A few months ago I was apple picking (DON’T WORRY ABOUT IT) and a 6-year-old referred to my gf and I as “you and the girl.” Which, I KNEW was because he knew FOR SURE my gal was a gal because dresses and long hair, but he had no idea what TF I was… like was I a boy or a girl and how would he even ask and was it worth the time? He decided to just bypass the whole issue and move on bc the point of his conversation was, if my gf sat on my shoulders, she could easily reach the apples without needing the apple-picking-wire-tool. THAT WAS THE POINT, THE POINT WASN’T TO HAVE A LONG CONVO ABOUT MY GENDER. This six year old knew that and moved on without question.

Later talking about it, I thought it was pretty cool. He didn’t need clarity because it didn’t matter. I was a person and he wanted to talk to me and he didn’t give a fuck what I was peeing with, you know? (BC when you’re six, that’s all gender is, that’s it)

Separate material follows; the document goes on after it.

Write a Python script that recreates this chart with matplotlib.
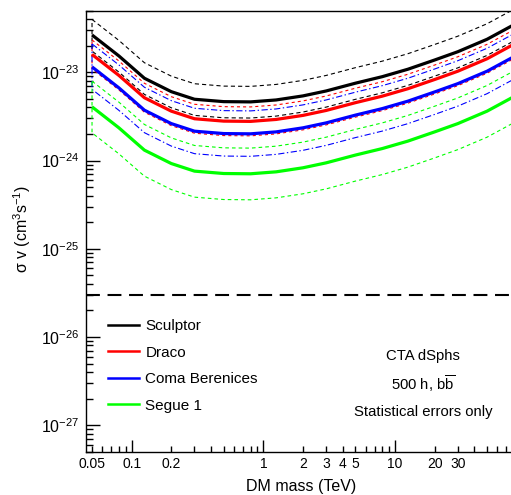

Gender, of course, is not that simple. HOWEVER, I felt I needed to start there because it wasn’t anything I’d thought about. I’d only thought about my experiences being referred to as the wrong gender in so many situations. I’d only thought about feeling uncomfortable and destroyed because I can’t dress the way I want or feel comfortable without being mis-identified by people who know nothing about me. AND THIS IS ALL BASED ON WHAT I’M WEARING AND HATS… it makes no sense and I hate it. I do get angry, I get VERY angry, especially because it isn’t about me. It’s about the thousands of people we talk to every day who go through what I’m going through. People who struggle even more with their identity and don’t know how to react. People who struggle and don’t know how to talk about it, who talk to, why it’s okay to feel comfortable, ANYTHING. People who don’t live in big-progressive-city-bubble like me. I get sad for my own feels, yea, but I get way more sad for all the other humans with feels.

I try to bypass those feelings by paying attention to all the positive shit that’s going on. AND I try to be a part of that positive. I like to have conversations with people close to me, or people I work with and let them know my stance on gender. My stance is confusing, because gender is confusing. BUT THE POINT IS, you can really get into someone’s brain and make them start to live life in a more inclusive way if you simply bring up the idea that (1) you don’t always know someone’s gender just by looking at them and (2) you don’t ever NEED to know someone’s gender… Honestly, why do you have to say “ma’am can we borrow your salt” when you can just say “excuse me, can we borrow your salt?” It’s a small change, but if we all made it, the world and the people around us would feel a lot more comfortable. We are lightyears ahead of where we were 20 years ago. And “progress” is an active word, we are in motion, currently changing how people think and act and speak. We can’t expect the entire world to change over night, we can just try as hard as possible to continue making that change. And I think we are doing just that.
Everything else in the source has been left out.